Wednesday, August 11, 2010

Aspiration


*Not sure if I've blogged about this before, but suddenly feel like talking abt it*

Secretly, I've always wanted to be an SIA girl.
Yes, an air stewardess with our own airlines..
Being one that cannot sit still, my biggest dread is a 朝九晚五 job.
Then again, it's more like 朝八晚六 in the description of any desk bound job.
I understand that there are many criteria of being an SIA girl,
and the lack in height might be a big obstacle in clearing the rounds..
Yet, there's a part of me which have alway wished that I had the guts to apply, and go through the rounds.
So that even if I fail to get through, I know I had tried.

For a period of time, I felt torn.
The angel told me that I should not even think of applying because
x It would break my parents' hearts
x It doesn't make sense for me to complete my uni studies and be an SIA girl
x I don't want to leave bb behind / lose this rs cuz of this career that may not last (read abt many SIA girls' stories of heart-break / deception)
x I don't want to lead a superficial life and to be embroiled in any bitch fights
x I think I'm capable of doing better things other than reciting "yes sir, yes madam, towel please" everyday.
x I will get home-sick and will be afraid of being alone in hotel bunks.
x I might not be adapt to the erratic schedule that will take over my whole life
x I will no longer be able to catch up with friends or attend all the important event/gatherings
x My whole life will have be compromised to cater to this job.
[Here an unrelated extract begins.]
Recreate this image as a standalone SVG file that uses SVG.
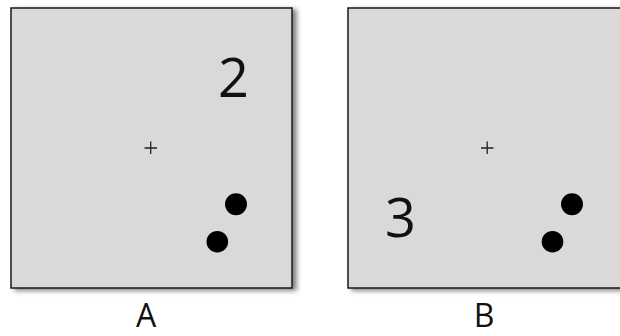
<svg xmlns="http://www.w3.org/2000/svg" width="620" height="336" viewBox="0 0 620 336">
<defs>
<filter id="sh" x="-10%" y="-10%" width="130%" height="130%">
<feGaussianBlur in="SourceAlpha" stdDeviation="2.5"/>
<feOffset dx="4" dy="2" result="b"/>
<feComponentTransfer><feFuncA type="linear" slope="0.5"/></feComponentTransfer>
<feMerge><feMergeNode/><feMergeNode in="SourceGraphic"/></feMerge>
</filter>
</defs>
<style>
.panel{fill:#d9d9d9;stroke:#1a1a1a;stroke-width:1.5}
.num{font-family:"Open Sans","Liberation Sans",sans-serif;font-size:54px;fill:#111;text-anchor:middle}
.lab{font-family:"Open Sans","Liberation Sans",sans-serif;font-size:32px;fill:#111;text-anchor:middle}
.fix{stroke:#222;stroke-width:1.3}
.dot{fill:#000}
</style>
<rect width="620" height="336" fill="#fff"/>
<g id="panelA">
<rect class="panel" x="11" y="8" width="281" height="280" filter="url(#sh)"/>
<path class="fix" d="M144.5 148H157M150.7 141.5V154"/>
<text class="num" x="233.5" y="97">2</text>
<circle class="dot" cx="236" cy="204.3" r="11"/>
<circle class="dot" cx="217.3" cy="241.7" r="10.8"/>
<text class="lab" x="146" y="326.5">A</text>
</g>
<g id="panelB">
<rect class="panel" x="348" y="8" width="281" height="280" filter="url(#sh)"/>
<path class="fix" d="M481 148H493.5M487.2 141.5V154"/>
<text class="num" x="400.5" y="237">3</text>
<circle class="dot" cx="572" cy="204.3" r="11"/>
<circle class="dot" cx="552.5" cy="241.7" r="10.8"/>
<text class="lab" x="484" y="326.5">B</text>
</g>
</svg>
The devil stated that the above are not valid because:
x We only have one life. If I don't do it now, I will never be able to do it and might live to regret it my whole life.
x The pay an SIA girl receives is higher than what they pay for fresh grads in any other job, not forgetting the huge bonuses.
x If bb is not meant to be mine, he will not be mine, regardless of whether I'm an SIA girl or not. *but touch wood!* =P
x A life full of travelling is definitely worth all the bitchiness, right?
x Reciting "yes sir, yes madam" means that the job is easy. You can't go that wrong with such simple stuff right?
x For goodness sake, you're going 24. Homesickness will affect everyone, but it can be overcome!
x The erratic schedule can't be helped. Well, I mentioned I didn't want a 9-5 job right? So erratic lifestyle might be a better alternative.
x Well, there are off-days weekly. Enough time to catch up with friends! Esp after all the exciting flights (:
x If planned properly, there can still be enough time for family, friends and bb! Work-life balance, remember?

See, the devil has a counter point to every point the angel made.
That was my huge dilemma.
In the end (till now at least), I chose not to apply at all and to give up this whole aspiration.
Call me a coward, but I wasn't willing to give up everything I have till date to something so uncertain.
Yes, an SIA girl can lead a glamourous life, be well-travelled etc.
But I wasn't willing to give up everything else like my family, friends and bb.
All these are priceless elements of my life.
So what if I have to settle with a 朝八晚六 job instead of what I aspire to be?
It's worth it for everything else I have.

So, whenever the temptation becomes too big, I will revisit my beliefs.
I'll then remind myself to be contented (:
Maybe if I have a daughter one day, and she tells me she wants to be an SIA girl,
I may encourage her to do so.
Perhaps, she can be the one to live the life I never did.


Well, if you're wondering why I'm writing this now..
it's cuz the temptation came back to haunt me..
And I kinda wrote this to keep myself rooted.